I AM RECOMMITTING TO SOBRIETY.


Once again, I don't care if you think drinking is awesome or you want to drink or you like to drink or you don't think I (or anyone else) needs to not drink. I don't.

"What's true for you, is what's true for you. It is what you have observed yourself."

YOU may be able to handle, beer, gluten, flour and dog poo for all I care. I CANNOT.

There are certain things that I allow myself from time to time--alcohol and sugar being two of them.

BUT...especially with alcohol it then becomes too much of a battle, and I have better things I'd rather think about.

Here's the deal. It's not that I have to drink, that I crave a drink (okay maybe a little) or anything like that.

It's that because I've spent so much of my life SOBER, I know how much better I can be without it, and the comparison of "before" and "after" pisses me off.

When I start allowing myself to drink on the weekends, my performance suffers during the week. My mood suffers. My drive to succeed suffers.

Sometimes it's only a little bit, but it's there. I KNOW THIS.

And I can't stand it any longer.

I can't stand watching myself become more interested in "relaxing with a beer" than running. I can't stand when I'd rather have a glass of wine than train.

I AM FIERCELY COMPETITIVE, AND I MAKE NO APOLOGIES FOR THIS.

And I can't stand to think I am losing my edge--even just a little bit.

SO I AM BACK ON THE WAGON AGAIN...BY CHOICE!!!!!

Because, dammit, I want to go to the games next year. I want to be competitive.

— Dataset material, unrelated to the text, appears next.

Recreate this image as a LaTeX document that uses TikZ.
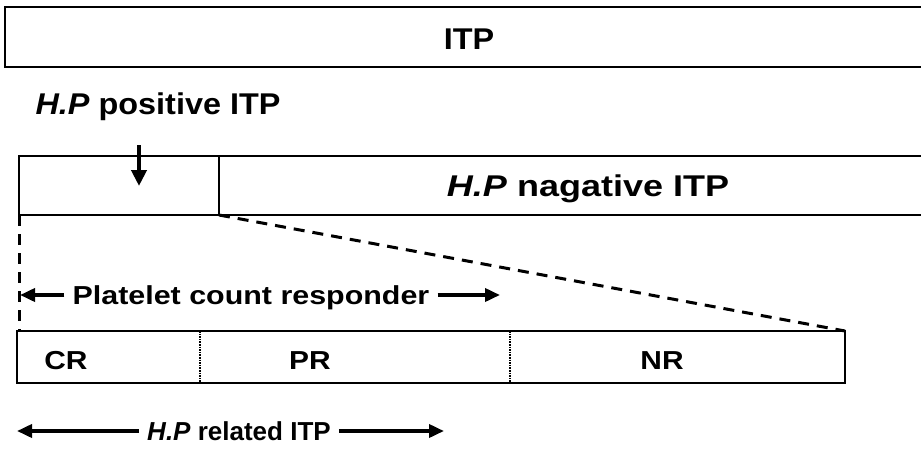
\documentclass[tikz,border=0pt]{standalone}
\usepackage{fontspec}
\setmainfont{Liberation Sans}
\usetikzlibrary{arrows.meta}
\newcommand\wide[2]{\scalebox{#1}[1]{#2}}
\begin{document}
\begin{tikzpicture}[x=1pt,y=-1pt,
  boxline/.style={line width=2pt, line join=miter},
  divline/.style={line width=1.6pt, densely dotted},
  dashline/.style={line width=3pt, dash pattern=on 11pt off 8pt},
  big/.style={font=\bfseries\fontsize{30}{33}\selectfont, inner sep=0pt, anchor=base},
  mid/.style={font=\bfseries\fontsize{26}{29}\selectfont, inner sep=0pt, anchor=base},
  arr/.style={line width=4pt, -{Triangle[length=16pt,width=15pt]}},
  biarr/.style={line width=3.6pt, -{Triangle[length=15pt,width=13pt]}}]
\useasboundingbox (0,0) rectangle (921,455);
\fill[white] (0,0) rectangle (921,455);

% top ITP band
\coordinate (itpNE) at (921,7);
\coordinate (itpNW) at (5,7);
\coordinate (itpSW) at (5,67);
\coordinate (itpSE) at (921,67);
\draw[boxline] (itpNE) -- (itpNW) -- (itpSW) -- (itpSE);
\node[big] (itp) at (469,49) {\wide{1.08}{ITP}};

% second band
\coordinate (posNW) at (19,156);
\coordinate (posSW) at (19,215);
\coordinate (posNE) at (219,156);
\coordinate (posSE) at (219,215);
\coordinate (negNE) at (921,156);
\coordinate (negSE) at (921,215);
\draw[boxline] (negNE) -- (posNW) -- (posSW) -- (negSE);
\draw[boxline] (posNE) -- (posSE);
\node[big] (poslbl) at (158,114) {\wide{1.08}{\textit{H.P} positive ITP}};
\node[big] (neglbl) at (588,196) {\wide{1.2}{\textit{H.P} nagative ITP}};
\coordinate (downN) at (139,145);
\coordinate (downS) at (139,186);
\draw[arr] (downN) -- (downS);

% bottom band
\coordinate (brNW) at (17,331);
\coordinate (brNE) at (845,331);
\coordinate (brSW) at (17,383);
\coordinate (brSE) at (845,383);
\draw[boxline] (brNW) rectangle (brSE);
\coordinate (d1N) at (200,331);
\coordinate (d1S) at (200,383);
\coordinate (d2N) at (510,331);
\coordinate (d2S) at (510,383);
\draw[divline] (d1N) -- (d1S);
\draw[divline] (d2N) -- (d2S);
\node[mid] (cr) at (66,369) {\wide{1.15}{CR}};
\node[mid] (pr) at (310,369) {\wide{1.15}{PR}};
\node[mid] (nr) at (662,369) {\wide{1.15}{NR}};

% zoom lines
\coordinate (zl) at (19,331);
\draw[dashline] (posSW) -- (zl);
\draw[dashline] (posSE) -- (brNE);

% platelet count responder
\node[mid] (plt) at (251,304) {\wide{1.17}{Platelet count responder}};
\coordinate (pltL) at (20,295);
\coordinate (pltR) at (500,295);
\draw[biarr] (plt.west |- pltL) ++(-8,0) -- (pltL);
\draw[biarr] (plt.east |- pltR) ++(8,0) -- (pltR);

% H.P related ITP
\node[mid] (rel) at (239,440) {\wide{1.0}{\textit{H.P} related ITP}};
\coordinate (relL) at (17,431);
\coordinate (relR) at (444,431);
\draw[biarr] (rel.west |- relL) ++(-8,0) -- (relL);
\draw[biarr] (rel.east |- relR) ++(8,0) -- (relR);
\end{tikzpicture}
\end{document}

I want to be better than I am. And for me, each time I say no to alcohol and sugar I get a little bit mentally tougher. Each time I don't give into those urges, I gain confidence and I PHYSICALLY feel better.

Truth be told, NOT DRINKING MAKES ME EDGY...and I LOVE taking that edginess and putting it into training. It's the same reason I enjoy a bit of self-denial in my food choices. I am in control. The food and alcohol are not.

Lots of athletes don't drink. Many coaches prohibit it during the training season.

This is something I WANT for myself.

There I said it.

I feel much better now.

I AM COMMITTING TO STAYING SOBER THROUGH MY BIRTHDAY, NOVEMBER 14TH, FOR STARTERS.